### What you will do
Leave out the pictures and retype only the lines from the opening line to the line that holds "fig = go.Figure()", both ends included.

---- Information supplied

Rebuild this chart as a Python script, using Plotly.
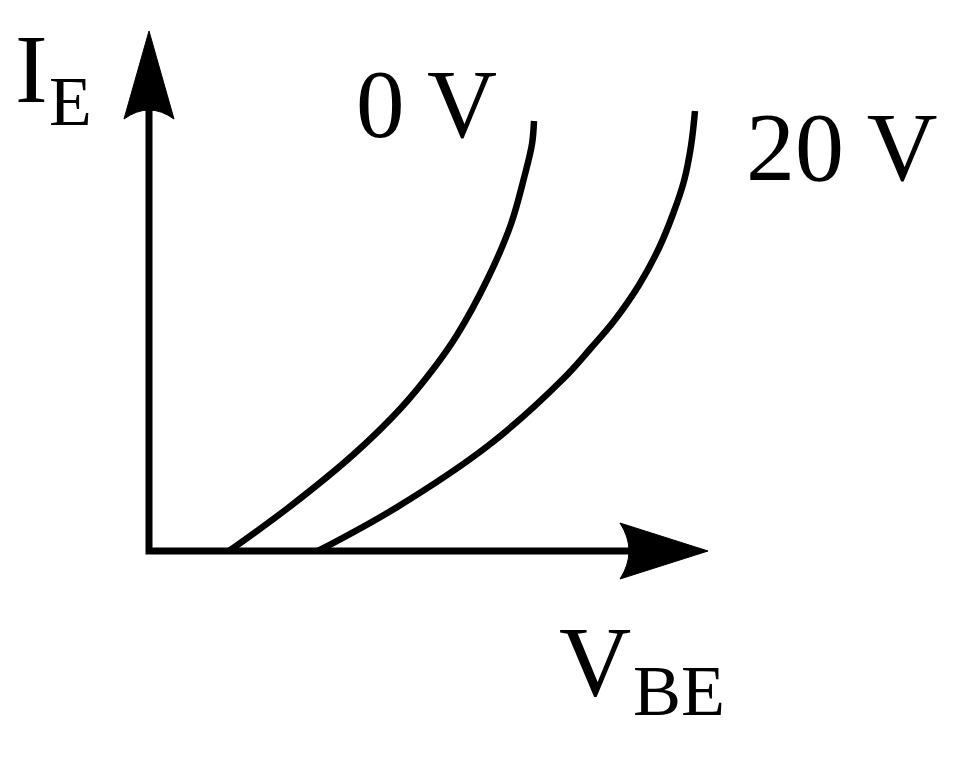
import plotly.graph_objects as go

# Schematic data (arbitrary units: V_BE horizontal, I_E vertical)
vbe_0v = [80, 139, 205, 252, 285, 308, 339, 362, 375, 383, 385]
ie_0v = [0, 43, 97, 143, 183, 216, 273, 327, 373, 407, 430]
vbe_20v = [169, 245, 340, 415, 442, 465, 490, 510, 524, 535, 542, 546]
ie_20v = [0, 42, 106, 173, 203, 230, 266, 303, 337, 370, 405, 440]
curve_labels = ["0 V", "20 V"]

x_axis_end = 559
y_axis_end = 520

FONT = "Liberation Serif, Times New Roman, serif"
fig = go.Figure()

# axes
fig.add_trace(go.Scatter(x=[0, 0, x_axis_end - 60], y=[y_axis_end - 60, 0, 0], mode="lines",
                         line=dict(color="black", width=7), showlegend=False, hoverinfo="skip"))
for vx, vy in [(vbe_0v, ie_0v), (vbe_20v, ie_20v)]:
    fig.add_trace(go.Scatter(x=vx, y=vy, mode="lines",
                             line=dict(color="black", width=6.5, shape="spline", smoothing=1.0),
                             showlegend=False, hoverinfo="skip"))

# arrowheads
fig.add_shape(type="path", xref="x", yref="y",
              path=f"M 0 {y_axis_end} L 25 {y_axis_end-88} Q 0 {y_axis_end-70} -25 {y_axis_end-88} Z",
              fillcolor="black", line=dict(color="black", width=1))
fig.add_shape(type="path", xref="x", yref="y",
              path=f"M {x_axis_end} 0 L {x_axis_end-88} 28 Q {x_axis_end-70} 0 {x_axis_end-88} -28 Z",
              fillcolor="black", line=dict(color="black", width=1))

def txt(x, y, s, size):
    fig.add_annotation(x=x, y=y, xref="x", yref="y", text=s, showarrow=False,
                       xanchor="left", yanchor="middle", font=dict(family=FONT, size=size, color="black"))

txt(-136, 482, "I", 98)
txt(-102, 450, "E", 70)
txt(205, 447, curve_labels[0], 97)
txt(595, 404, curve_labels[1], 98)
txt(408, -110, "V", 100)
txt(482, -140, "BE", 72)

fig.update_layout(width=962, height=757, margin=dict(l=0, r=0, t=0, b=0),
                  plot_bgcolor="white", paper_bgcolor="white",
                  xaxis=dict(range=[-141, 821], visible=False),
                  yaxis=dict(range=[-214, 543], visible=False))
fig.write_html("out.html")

--------

### Solution to the exercise
Rebuild this chart as a Python script, using Plotly.
import plotly.graph_objects as go

# Schematic data (arbitrary units: V_BE horizontal, I_E vertical)
vbe_0v = [80, 139, 205, 252, 285, 308, 339, 362, 375, 383, 385]
ie_0v = [0, 43, 97, 143, 183, 216, 273, 327, 373, 407, 430]
vbe_20v = [169, 245, 340, 415, 442, 465, 490, 510, 524, 535, 542, 546]
ie_20v = [0, 42, 106, 173, 203, 230, 266, 303, 337, 370, 405, 440]
curve_labels = ["0 V", "20 V"]

x_axis_end = 559
y_axis_end = 520

FONT = "Liberation Serif, Times New Roman, serif"
fig = go.Figure()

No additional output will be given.